Look at market fluctuations as your friend rather than your enemy. Profit from folly rather than participate in it. – Warren Buffett
After a disappointing employment report in December, a bigger than expected decline in durable goods orders for December and a weak ISM manufacturing index to start the week, investors were beginning to doubt the strength of the economy. Manufacturing along with the housing market had been one of the bright spots in the recovery but the surprisingly weak number sent stock investors scurrying for cover as the stock market plummeted more than 2% on Monday and was down about 6% for the year by mid-week. Suddenly, the January employment report took on even greater importance, as investors feared that the correction might accelerate with a poor jobs report. With economists forecasting an increase of about 180,000 new jobs, a number much less than that would be cause for concern and reason enough for investors to dump stocks. Sure enough, in keeping with recent weak economic data, only 113,000 new jobs were created in January. While stock index futures initially went from positive to negative on the headline news, investors took a second look and decided to view the glass as half full rather than half empty. They noticed that the unemployment rated ticked down to 6.6% while the labor force participation rate edged up to 63% from 62.8%. They also rationalized that the brutally cold winter must be partly to blame for the disappointing jobs number and ultimately just shrugged it off. Sensing that the correction had run its course, investors piled back into stocks as the market climbed over 1% on the day and actually was up for the week, its first weekly gain in a month. And many people were left scratching their heads on how such a weak jobs number could translate into such a positive day for the stock market.
The ISM manufacturing index fell to 51 in January, much lower than the estimate of 56, and caused the stock market to slide on the news. Although most observers blamed adverse weather conditions across the country for the weak report, stock investors chose to sell and ask questions later. It was the lowest reading in eight months and caused economists to doubt the strength of the manufacturing recovery. Factor orders also fell by 1.5% in December, causing further concern.

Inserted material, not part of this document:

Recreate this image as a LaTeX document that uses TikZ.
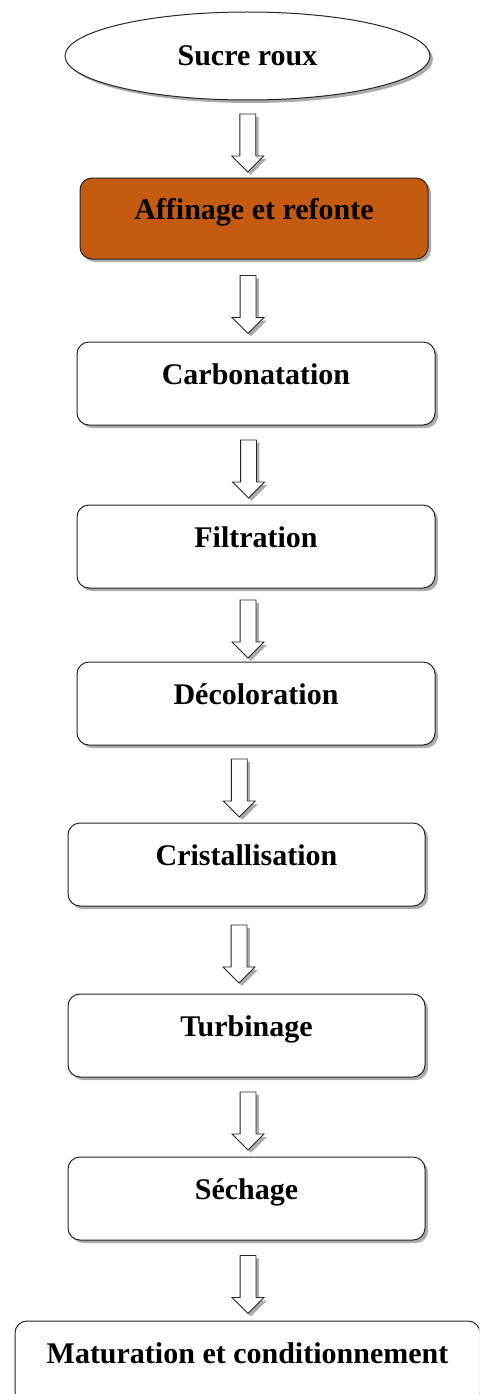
\documentclass[tikz,border=0pt]{standalone}
\usepackage{fontspec}
\setmainfont{Liberation Serif}
\usepackage{xcolor}
\usepackage{tikz}
\usetikzlibrary{positioning, shapes.geometric, shapes.arrows, shadows}

\definecolor{rouxbrun}{RGB}{197,90,17}

\begin{document}
\begin{tikzpicture}[
x=1pt, y=1pt,
every node/.style={font=\fontsize{30}{36}\selectfont\bfseries},
ombre/.style={drop shadow={shadow xshift=3pt, shadow yshift=-3pt, fill=black!55, opacity=0.6}},
etape/.style={
    draw=black!85, line width=1pt, rounded corners=12pt, fill=white,
    minimum width=358pt, inner xsep=0pt, inner ysep=0pt,
    text height=42pt, text depth=41pt, ombre
},
debut/.style={ellipse, draw=black!85, line width=1pt, fill=white,
    minimum width=365pt, minimum height=88pt, inner sep=0pt, ombre},
affine/.style={fill=rouxbrun, minimum width=348pt, text height=41pt, text depth=40pt},
fleche/.style={single arrow, draw=black!85, line width=0.8pt, fill=white,
    shape border rotate=270, minimum height=58pt, inner sep=7.5pt,
    single arrow head extend=8pt, ombre}
]

\clip (0,0) rectangle (479,-1394);

\node (sucre) [debut] at (247.5,-56) {Sucre roux};

\node (affinage) [etape, affine, below=77pt of sucre, xshift=6.5pt] {Affinage et refonte};
\node (carbo) [etape, below=82pt of affinage, xshift=2pt] {Carbonatation};
\node (filtre) [etape, below=79pt of carbo] {Filtration};
\node (decolor) [etape, below=73pt of filtre] {D\'ecoloration};
\node (cristal) [etape, below=77pt of decolor, xshift=-9.5pt, minimum width=357pt] {Cristallisation};
\node (turbin) [etape, below=87pt of cristal, minimum width=357pt] {Turbinage};
\node (sechage) [etape, below=79pt of turbin, minimum width=357pt] {S\'echage};
\node (matur) [etape, below=80pt of sechage, xshift=1pt, minimum width=465pt] {Maturation et conditionnement};

% fleches creuses
\path (sucre.south) -- (affinage.north) node[midway, fleche, xshift=-3pt] {};
\path (affinage.south) -- (carbo.north) node[midway, fleche, xshift=-7pt] {};
\path (carbo.south) -- (filtre.north) node[midway, fleche, xshift=-7.5pt] {};
\path (filtre.south) -- (decolor.north) node[midway, fleche, xshift=-8pt] {};
\path (decolor.south) -- (cristal.north) node[midway, fleche, xshift=-12pt] {};
\path (cristal.south) -- (turbin.north) node[midway, fleche, xshift=-7.5pt] {};
\path (turbin.south) -- (sechage.north) node[midway, fleche, xshift=1.5pt] {};
\path (sechage.south) -- (matur.north) node[midway, fleche, xshift=1pt] {};

\end{tikzpicture}
\end{document}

Both the Automatic Data Processing (ADP) report that showed private companies added 175,000 in new jobs in January and the decrease in jobless claims of 20,000 for the previous week caused investors to be optimistic about the government employment report. Although the jobs number was much less than expected, the unemployment rate of 6.6% is at the lowest level since October 2008.
For the week, the Dow Jones Industrial Average rose 0.6% to close at 15,794 while the S&P 500 Index climbed 0.8% to close at 1,797. The Nasdaq Composite Index increased 0.5% to close at 4,125.
Of the economic reports on tap this week, the most anticipated one will probably be the retail sales report for January, which is expected to show an increase of only 0.1% as severe winter weather again probably affected results. But the end of winter is definitely in sight as Major League Baseball begins spring training this week with pitchers and catchers reporting to camp on Thursday.
Tuesday marks the first appearance of Federal Reserve Chair Janet Yellen before the House Financial Services Committee as she begins testimony on monetary policy and the state of the economy. It is considered likely that she will continue the policies of her predecessor, Ben Bernanke, in trimming the monthly bond buying in $10 billion increments.
Earnings reports for the fourth quarter continue this week and leading the way are companies such as CVS Caremark, Ingersoll Rand, Whole Foods Market, Cisco Systems, Deere & Co., PepsiCo and American International Group.
The primary focus this week will be on the new Fed Chair, Janet Yellen, and her assessment of the economy and current monetary policy. Economic growth, inflation and the labor market have been key components of the Fed’s monetary policy and consecutive weak monthly jobs reports will certainly be addressed at the meeting. While the Fed will likely continue winding down its monthly stimulus program by $10 billion, further economic weakness certainly would call into question this policy and the need to slow the rate of reduction. With inflation running at 1.2%, the Fed is likely to remain accommodative by keeping interest rates low, despite improvement in the unemployment rate to 6.6%, a notch above the Fed target of 6.5%. In fact, the federal funds rate will likely remain near zero for the balance of this year. With better than expected fourth quarter earnings, low inflation and continued easy monetary policy with regard to interest rates, it appears that the stock market has regained its footing, at least for the time being. Although the market fell short of the much-anticipated 10% correction, it’s likely that such volatility will be with us for much of the year.